Family Halloweens and Christmas...costumes and outfits that everyone said were "so adorable."
Packing up each size as Sam outgrew them...0-3 months, 3-6 months, 6-9 months, 12 months, 18 months, 24 months, 2T...often long before he had actually reached the appropriate age mark.
Taking the bags and boxes up from the basement and sorting through them, sure that Alex would "love" certain pieces...sure that he would "look adorable" in others...worried that he was going to have to wear a lot of hand-me-downs.
Adding in the clothes that a loving friend sent for Alex and sorting out some more hand-me-downs that I decided weren't "quite right."

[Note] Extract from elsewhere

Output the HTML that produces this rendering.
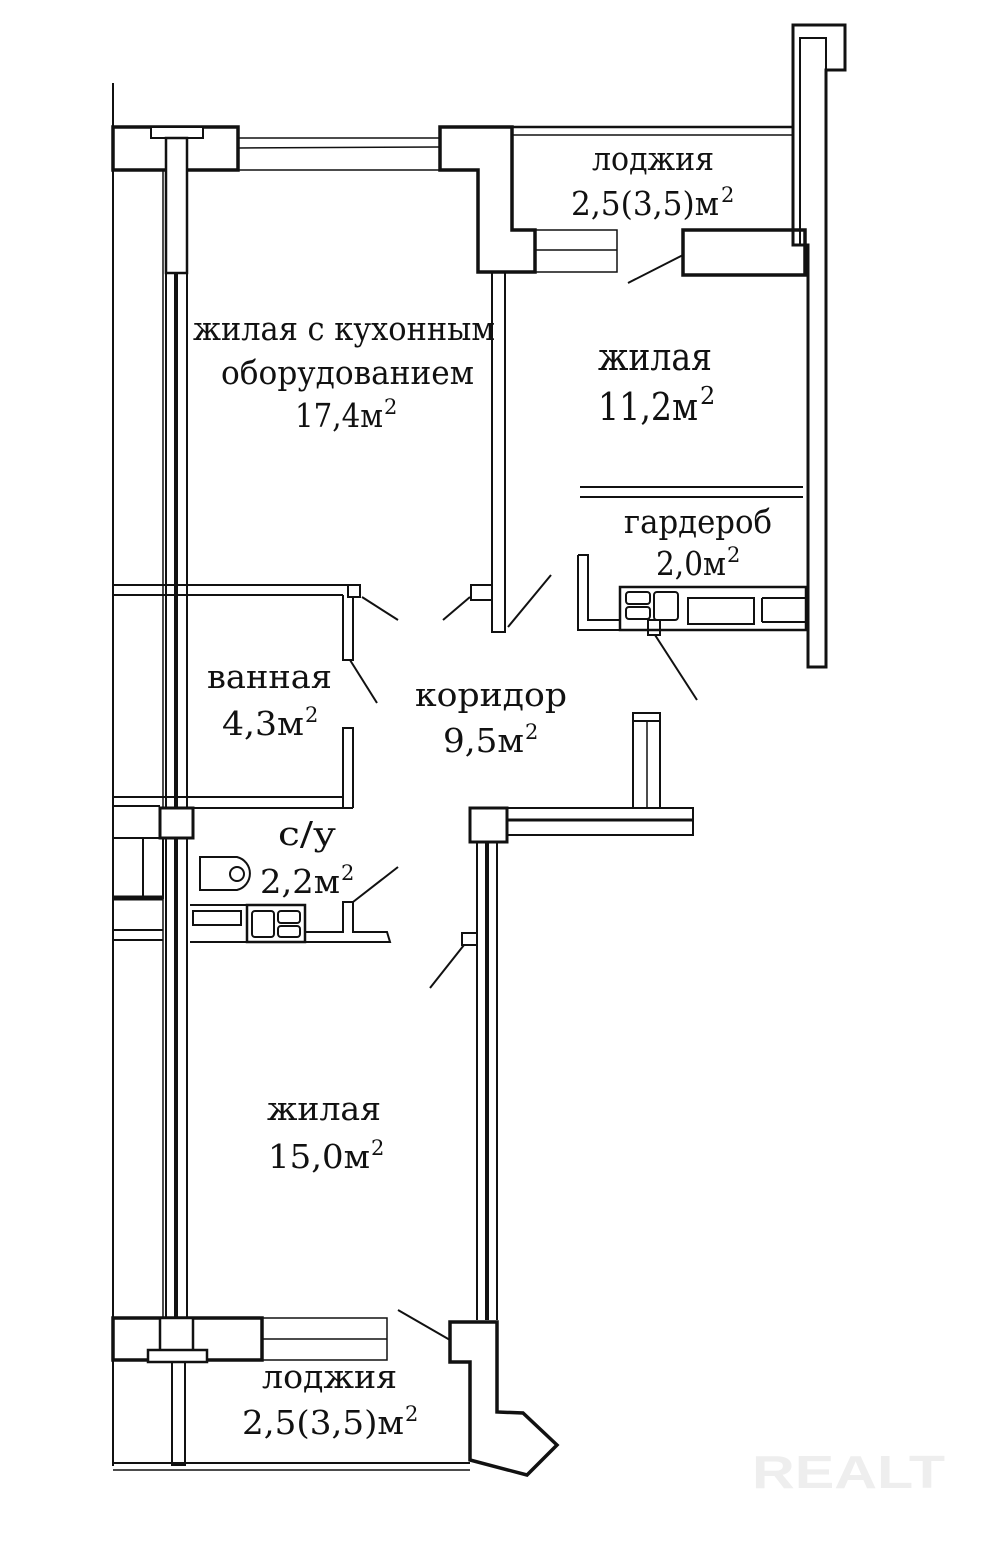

Digging through the boxes, trying to find the perfect thing to bury our Alex in.
Trying to imagine what he would look like in each piece for his first time standing up in...for his first steps...for his first portrait...for each Halloween and Christmas.
Hiding the boxes in the basement so I wouldn't have to look at them.
Trying desperately to remember...was it a snail or a bug on the sleeper I chose to bury Alex in?
Wanting to keep each piece in order to remember every happy moment experienced.
Wanting each piece gone so as not to have to remember what should have been.
Wanting to curl up in a ball and cry. Smiling instead...trying to make it feel right when I know it will never be right again.